When I heard that, I thought about the real estate magazines that I had seen this morning. It seemed almost obscene that with as many foreclosures occurring that there were so many of these real estate magazine dispensers littering the sidewalks of the city.

So, I decided to jump online and take a closer look at the prices of houses for sale in my community. Average price: around $600,000. Ridiculously high, especially when you take into consideration the annual median family income which is only around $58,000. Not exactly "the land of opportunity" for upward mobility. What makes it worse is that there is an extreme shortage of affordable rental units.

With the number of foreclosures going up and the number of low income housing units going down, it seems to me that there are going to be quite a number of people who are going to be scrambling to try and find a place to live. In the end, some of them will inevitably find themselves at the local homeless shelter.

Of course, the SLO Housing Authority will try stepping up to the plate to try and ameliorate the situation by approving and issuing "low income housing vouchers" (commonly referred to as Section 8 vouchers). The truth is however, it will not matter how many vouchers they pass out, it won’t make the slightest difference. They don’t have the financial wherewithal to back them and there aren’t enough places that will accept the vouchers.

Last winter, they held a "raffle" and issued approximately 100 vouchers for the local area homeless.
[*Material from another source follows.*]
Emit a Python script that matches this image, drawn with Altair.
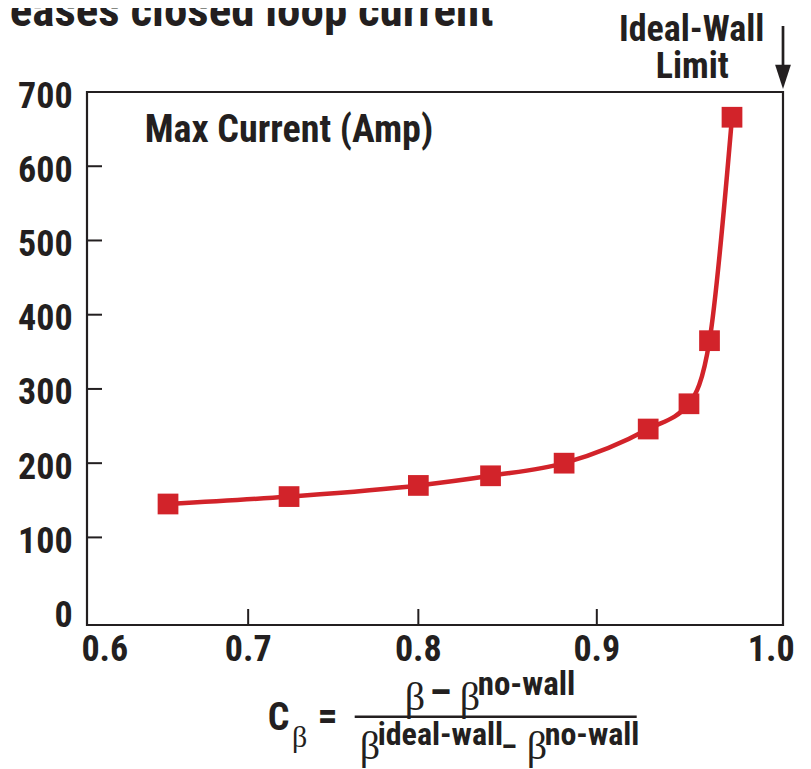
import altair as alt
import pandas as pd

# ---- data ----
cb_values = [0.651, 0.7245, 0.800, 0.841, 0.882, 0.928, 0.950, 0.961, 0.973]
max_current = [145, 155, 170, 183, 200, 246, 280, 365, 666]
x_ticks = [0.6, 0.7, 0.8, 0.9, 1.0]
x_tick_labels = ["0.6", "0.7", "0.8", "0.9", "1.0"]
x_inner_ticks = [0.7, 0.8, 0.9]
y_ticks = [0, 100, 200, 300, 400, 500, 600, 700]
y_tick_labels = ["0", "100", "200", "300", "400", "500", "600", "700"]
y_inner_ticks = [100, 200, 300, 400, 500, 600]
ideal_wall = [1.0]

RED = "#d2232a"
INK = "#231f20"
FONT = "'Roboto Condensed', 'Noto Sans Condensed', 'Liberation Sans Narrow', 'Liberation Sans', Arial, sans-serif"
SERIF = "'Liberation Serif', 'DejaVu Serif', serif"

W, H = 696, 533

df = pd.DataFrame({"cb": cb_values, "amp": max_current})
xdf = pd.DataFrame({"v": x_ticks, "t": x_tick_labels})
ydf = pd.DataFrame({"v": y_ticks, "t": y_tick_labels})
one = pd.DataFrame({"a": [0]})

xscale = alt.Scale(type="pow", exponent=1.38, domain=[0.6, 1.0], nice=False, zero=False)
yscale = alt.Scale(domain=[-18, 700], nice=False, zero=False)


def X(field):
    return alt.X(field, type="quantitative", scale=xscale, axis=None)


def Y(field):
    return alt.Y(field, type="quantitative", scale=yscale, axis=None)


line = alt.Chart(df).mark_line(color=RED, strokeWidth=4.5, interpolate="monotone").encode(
    x=X("cb"), y=Y("amp")
)
squares = alt.Chart(df).mark_square(size=430, color=RED, opacity=1).encode(x=X("cb"), y=Y("amp"))

yt = alt.Chart(pd.DataFrame({"v": y_inner_ticks})).mark_rule(color=INK, strokeWidth=2).encode(
    y=Y("v"), x=alt.value(0), x2=alt.value(15)
)
xt = alt.Chart(pd.DataFrame({"v": x_inner_ticks})).mark_rule(color=INK, strokeWidth=2).encode(
    x=X("v"), y=alt.value(H), y2=alt.value(H - 16)
)

# tick labels (through the scales)
ylab = alt.Chart(ydf).mark_text(
    font=FONT, fontSize=36, fontWeight="bold", color=INK, align="right", baseline="alphabetic", dy=15.5
).encode(y=Y("v"), x=alt.value(-14.3), text="t:N")
xlab_mid = alt.Chart(xdf).transform_filter("datum.v > 0.65 && datum.v < 0.95").mark_text(
    font=FONT, fontSize=36, fontWeight="bold", color=INK, align="center", baseline="alphabetic"
).encode(x=X("v"), y=alt.value(568.7), text="t:N")
xlab_first = alt.Chart(xdf).transform_filter("datum.v < 0.65").mark_text(
    font=FONT, fontSize=36, fontWeight="bold", color=INK, align="left", baseline="alphabetic", dx=-5.6
).encode(x=X("v"), y=alt.value(568.7), text="t:N")
xlab_last = alt.Chart(xdf).transform_filter("datum.v > 0.95").mark_text(
    font=FONT, fontSize=36, fontWeight="bold", color=INK, align="right", baseline="alphabetic", dx=11.7
).encode(x=X("v"), y=alt.value(568.7), text="t:N")

shaft = alt.Chart(pd.DataFrame({"x": ideal_wall})).mark_rule(color=INK, strokeWidth=2.7).encode(
    x=X("x"), y=alt.value(-66), y2=alt.value(-26)
)
head = alt.Chart(pd.DataFrame({"x": ideal_wall})).mark_point(
    shape="M-0.65,-1L0.65,-1L0,1Z", filled=True, size=590, color=INK, opacity=1
).encode(x=X("x"), y=alt.value(-15.2))


def label(text, x, y, size, font=FONT, weight="bold", align="left"):
    return alt.Chart(one).mark_text(
        font=font, fontSize=size, fontWeight=weight, color=INK, align=align, baseline="alphabetic"
    ).encode(x=alt.value(x), y=alt.value(y), text=alt.value(text))


texts = [
    label("reases closed loop current", -92.3, -66.3, 47),
    label("Max Current (Amp)", 57.7, 49.7, 38),
    label("Ideal-Wall", 604.7, -51.5, 36, align="center"),
    label("Limit", 605.2, -14.5, 36, align="center"),
    # C_beta =
    label("C", 180.7, 637.7, 38),
    label("β", 205, 655, 30, font=SERIF, weight="normal"),
    label("=", 230.5, 637, 40),
    # numerator
    label("β", 317.7, 617.7, 40, font=SERIF, weight="normal"),
    label("–", 353.5, 613.5, 40, align="center"),
    label("β", 372.7, 617.7, 40, font=SERIF, weight="normal"),
    label("no-wall", 390.7, 602.7, 33),
    # denominator
    label("β", 272.7, 666.7, 40, font=SERIF, weight="normal"),
    label("ideal-wall_", 290.7, 652.7, 32),
    label("β", 439.7, 666.7, 40, font=SERIF, weight="normal"),
    label("no-wall", 457.7, 652.7, 32),
]

frac = alt.Chart(one).mark_rule(color=INK, strokeWidth=2.5).encode(
    x=alt.value(267.7), x2=alt.value(549.7), y=alt.value(624.7)
)

chart = alt.layer(
    yt, xt, line, squares, ylab, xlab_mid, xlab_first, xlab_last, shaft, head, frac, *texts
).properties(
    width=W, height=H,
    autosize=alt.AutoSizeParams(type="none"),
    padding={"left": 79, "top": 84, "right": 16, "bottom": 144},
    background="white",
).configure_view(stroke=INK, strokeWidth=2.2)

chart.save("out.html", embed_options={"renderer": "svg", "actions": False})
The basic premise was that by providing these vouchers to the homeless, it would help get them off of the streets – thereby reducing the overall numbers of those who are "residentially challenged."

All I can say is that it was a good theory, but in actually practice, it was a failure. Only a small fraction of the homeless were able to avail themselves of the vouchers and get off of the streets. The majority of them are still on the streets. There are two reasons for this: one, the lack of places that were willing to accept Section 8 vouchers; two, the overall budget for funding the Section 8 program was reduced by the Federal Government.

Quite frankly, the majority of the vouchers weren’t worth the paper on which they were printed.

A high number of foreclosures. An extreme shortage of affordable housing. SLO County is getting ready to implement a 10 year plan to end "chronic" homelessness, but is not going to approve any funding to expanded existing homeless services.

Is it just me, or does anybody else see something wrong with this picture?

Unless the community steps up and forces local government to take drastic corrective measures, there are going to be more and more of our friends and neighbors who are going to find themselves without a place to live and out on the street. And, it’s going to take a lot more than just enacting foolish ordinances that penalize and criminalize the homeless.

Nothing less than providing the funding to implement and maintain programs that create a method for the homeless to become self-sustaining, productive members of our community will work. Nothing else will make a relevant difference.

We can do without flower pots on every street corner. We can do without all of the superficial and cosmetic changes. We can do without the banners and flags hanging around town announcing this function or that function. What we cannot do without is a way of helping our community’s homeless find a way of helping themselves.

Perhaps instead of shaking a fist of contempt toward the homeless, we should be extending an open hand of help.

We need to get our sights focused on doing what’s right – not what’s popular. And, that’s the key – we need to start doing and not just talking about doing.